REQUIRED TASK
Copy nothing but the text: reproduce each line of the listing exactly and leave the pictures out.

STORED DATA

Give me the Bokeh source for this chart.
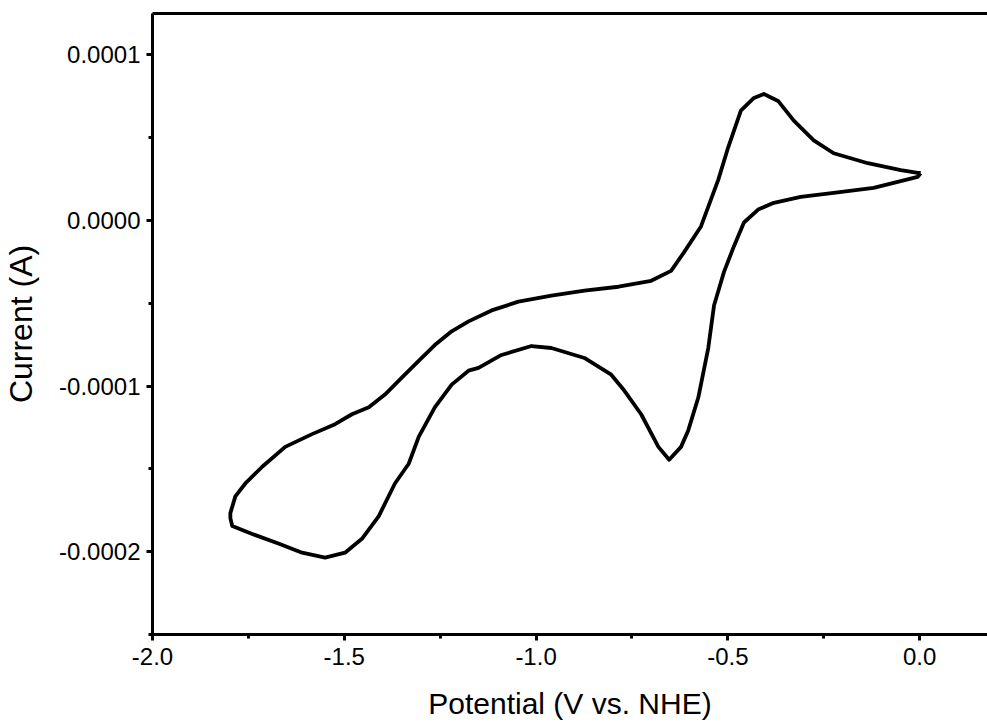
from bokeh.plotting import figure
from bokeh.models import LinearAxis, FixedTicker, PrintfTickFormatter, Range1d
from bokeh.embed import file_html
from bokeh.resources import INLINE

# Forward (cathodic) scan: 0.0 V -> -1.8 V   (current in units of 1e-4 A)
fwd_potential = [0.003, -0.005, -0.120, -0.224, -0.310, -0.380, -0.421, -0.458, -0.484, -0.510,
                 -0.536, -0.551, -0.577, -0.603, -0.622, -0.653, -0.681, -0.726, -0.770, -0.804,
                 -0.874, -0.960, -1.012, -1.090, -1.150, -1.176, -1.220, -1.264, -1.306, -1.332,
                 -1.368, -1.410, -1.454, -1.498, -1.550, -1.610, -1.670, -1.740, -1.792, -1.797]
fwd_current = [0.287, 0.263, 0.197, 0.167, 0.143, 0.107, 0.066, -0.012, -0.155, -0.310,
               -0.513, -0.770, -1.069, -1.266, -1.367, -1.445, -1.367, -1.170, -1.027, -0.931,
               -0.830, -0.770, -0.758, -0.812, -0.890, -0.907, -0.991, -1.128, -1.307, -1.469,
               -1.588, -1.785, -1.922, -2.006, -2.036, -2.006, -1.952, -1.893, -1.845, -1.797]

# Reverse (anodic) scan: -1.8 V -> 0.0 V
rev_potential = [-1.797, -1.784, -1.758, -1.714, -1.654, -1.584, -1.524, -1.480, -1.436, -1.394,
                 -1.350, -1.306, -1.264, -1.220, -1.176, -1.116, -1.046, -0.960, -0.874, -0.785,
                 -0.700, -0.648, -0.614, -0.570, -0.525, -0.499, -0.466, -0.432, -0.406, -0.369,
                 -0.328, -0.276, -0.224, -0.135, -0.049, -0.005, 0.003]
rev_current = [-1.767, -1.666, -1.588, -1.487, -1.367, -1.290, -1.230, -1.170, -1.128, -1.051,
               -0.949, -0.848, -0.752, -0.669, -0.609, -0.543, -0.490, -0.454, -0.424, -0.400,
               -0.364, -0.304, -0.191, -0.036, 0.245, 0.442, 0.663, 0.740, 0.764, 0.722,
               0.603, 0.484, 0.406, 0.346, 0.304, 0.287, 0.287]

current_scale = 1e-4

x_major_ticks = [-2.0, -1.5, -1.0, -0.5, 0.0]
x_minor_ticks = [-1.75, -1.25, -0.75, -0.25]
y_major_ticks = [-2e-4, -1e-4, 0.0, 1e-4]
y_minor_ticks = [-2.5e-4, -1.5e-4, -0.5e-4, 0.5e-4]

x_title = "Potential (V vs. NHE)"
y_title = "Current (A)"

xs = fwd_potential + rev_potential
ys = [v * current_scale for v in fwd_current + rev_current]

FONT = "Liberation Sans"

p = figure(width=987, height=722, output_backend="svg", toolbar_location=None,
           x_axis_type=None, y_axis_type=None,
           x_range=Range1d(-2.0, 0.177), y_range=Range1d(-2.5e-4, 1.25e-4),
           min_border_left=151, min_border_right=0, min_border_top=13, min_border_bottom=85)
p.grid.visible = False
p.outline_line_color = None
p.background_fill_color = "white"
p.border_fill_color = "white"

p.line(xs, ys, line_color="black", line_width=3.8, line_join="round")

xaxis = LinearAxis(ticker=FixedTicker(ticks=x_major_ticks, minor_ticks=x_minor_ticks),
                   formatter=PrintfTickFormatter(format="%.1f"),
                   axis_label=x_title)
yaxis = LinearAxis(ticker=FixedTicker(ticks=y_major_ticks, minor_ticks=y_minor_ticks),
                   formatter=PrintfTickFormatter(format="%.4f"),
                   axis_label=y_title)
for ax in (xaxis, yaxis):
    ax.axis_line_width = 3
    ax.axis_line_color = "black"
    ax.major_tick_line_width = 3
    ax.minor_tick_line_width = 3
    ax.major_tick_out = 6
    ax.major_tick_in = 0
    ax.minor_tick_out = 4
    ax.minor_tick_in = 0
    ax.major_label_text_font = FONT
    ax.major_label_text_font_size = "24px"
    ax.major_label_text_color = "black"
    ax.axis_label_text_font = FONT
    ax.axis_label_text_font_style = "normal"
    ax.axis_label_text_color = "black"
xaxis.axis_label_text_font_size = "30px"
yaxis.axis_label_text_font_size = "32px"
xaxis.major_label_standoff = 7
xaxis.axis_label_standoff = 19
yaxis.major_label_standoff = 6
yaxis.axis_label_standoff = 17
p.add_layout(xaxis, "below")
p.add_layout(yaxis, "left")

top = LinearAxis(ticker=FixedTicker(ticks=[]), major_label_text_font_size="0px",
                 major_tick_out=0, minor_tick_out=0, major_label_standoff=0,
                 axis_line_width=3, axis_line_color="black")
p.add_layout(top, "above")

open("out.html", "w").write(file_html(p, INLINE))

TASK ANSWER
Give me the Bokeh source for this chart.
from bokeh.plotting import figure
from bokeh.models import LinearAxis, FixedTicker, PrintfTickFormatter, Range1d
from bokeh.embed import file_html
from bokeh.resources import INLINE

# Forward (cathodic) scan: 0.0 V -> -1.8 V   (current in units of 1e-4 A)
fwd_potential = [0.003, -0.005, -0.120, -0.224, -0.310, -0.380, -0.421, -0.458, -0.484, -0.510,
                 -0.536, -0.551, -0.577, -0.603, -0.622, -0.653, -0.681, -0.726, -0.770, -0.804,
                 -0.874, -0.960, -1.012, -1.090, -1.150, -1.176, -1.220, -1.264, -1.306, -1.332,
                 -1.368, -1.410, -1.454, -1.498, -1.550, -1.610, -1.670, -1.740, -1.792, -1.797]
fwd_current = [0.287, 0.263, 0.197, 0.167, 0.143, 0.107, 0.066, -0.012, -0.155, -0.310,
               -0.513, -0.770, -1.069, -1.266, -1.367, -1.445, -1.367, -1.170, -1.027, -0.931,
               -0.830, -0.770, -0.758, -0.812, -0.890, -0.907, -0.991, -1.128, -1.307, -1.469,
               -1.588, -1.785, -1.922, -2.006, -2.036, -2.006, -1.952, -1.893, -1.845, -1.797]

# Reverse (anodic) scan: -1.8 V -> 0.0 V
rev_potential = [-1.797, -1.784, -1.758, -1.714, -1.654, -1.584, -1.524, -1.480, -1.436, -1.394,
                 -1.350, -1.306, -1.264, -1.220, -1.176, -1.116, -1.046, -0.960, -0.874, -0.785,
                 -0.700, -0.648, -0.614, -0.570, -0.525, -0.499, -0.466, -0.432, -0.406, -0.369,
                 -0.328, -0.276, -0.224, -0.135, -0.049, -0.005, 0.003]
rev_current = [-1.767, -1.666, -1.588, -1.487, -1.367, -1.290, -1.230, -1.170, -1.128, -1.051,
               -0.949, -0.848, -0.752, -0.669, -0.609, -0.543, -0.490, -0.454, -0.424, -0.400,
               -0.364, -0.304, -0.191, -0.036, 0.245, 0.442, 0.663, 0.740, 0.764, 0.722,
               0.603, 0.484, 0.406, 0.346, 0.304, 0.287, 0.287]

current_scale = 1e-4

x_major_ticks = [-2.0, -1.5, -1.0, -0.5, 0.0]
x_minor_ticks = [-1.75, -1.25, -0.75, -0.25]
y_major_ticks = [-2e-4, -1e-4, 0.0, 1e-4]
y_minor_ticks = [-2.5e-4, -1.5e-4, -0.5e-4, 0.5e-4]

x_title = "Potential (V vs. NHE)"
y_title = "Current (A)"

xs = fwd_potential + rev_potential
ys = [v * current_scale for v in fwd_current + rev_current]

FONT = "Liberation Sans"

p = figure(width=987, height=722, output_backend="svg", toolbar_location=None,
           x_axis_type=None, y_axis_type=None,
           x_range=Range1d(-2.0, 0.177), y_range=Range1d(-2.5e-4, 1.25e-4),
           min_border_left=151, min_border_right=0, min_border_top=13, min_border_bottom=85)
p.grid.visible = False
p.outline_line_color = None
p.background_fill_color = "white"
p.border_fill_color = "white"

p.line(xs, ys, line_color="black", line_width=3.8, line_join="round")

xaxis = LinearAxis(ticker=FixedTicker(ticks=x_major_ticks, minor_ticks=x_minor_ticks),
                   formatter=PrintfTickFormatter(format="%.1f"),
                   axis_label=x_title)
yaxis = LinearAxis(ticker=FixedTicker(ticks=y_major_ticks, minor_ticks=y_minor_ticks),
                   formatter=PrintfTickFormatter(format="%.4f"),
                   axis_label=y_title)
for ax in (xaxis, yaxis):
    ax.axis_line_width = 3
    ax.axis_line_color = "black"
    ax.major_tick_line_width = 3
    ax.minor_tick_line_width = 3
    ax.major_tick_out = 6
    ax.major_tick_in = 0
    ax.minor_tick_out = 4
    ax.minor_tick_in = 0
    ax.major_label_text_font = FONT
    ax.major_label_text_font_size = "24px"
    ax.major_label_text_color = "black"
    ax.axis_label_text_font = FONT
    ax.axis_label_text_font_style = "normal"
    ax.axis_label_text_color = "black"
xaxis.axis_label_text_font_size = "30px"
yaxis.axis_label_text_font_size = "32px"
xaxis.major_label_standoff = 7
xaxis.axis_label_standoff = 19
yaxis.major_label_standoff = 6
yaxis.axis_label_standoff = 17
p.add_layout(xaxis, "below")
p.add_layout(yaxis, "left")

top = LinearAxis(ticker=FixedTicker(ticks=[]), major_label_text_font_size="0px",
                 major_tick_out=0, minor_tick_out=0, major_label_standoff=0,
                 axis_line_width=3, axis_line_color="black")
p.add_layout(top, "above")

open("out.html", "w").write(file_html(p, INLINE))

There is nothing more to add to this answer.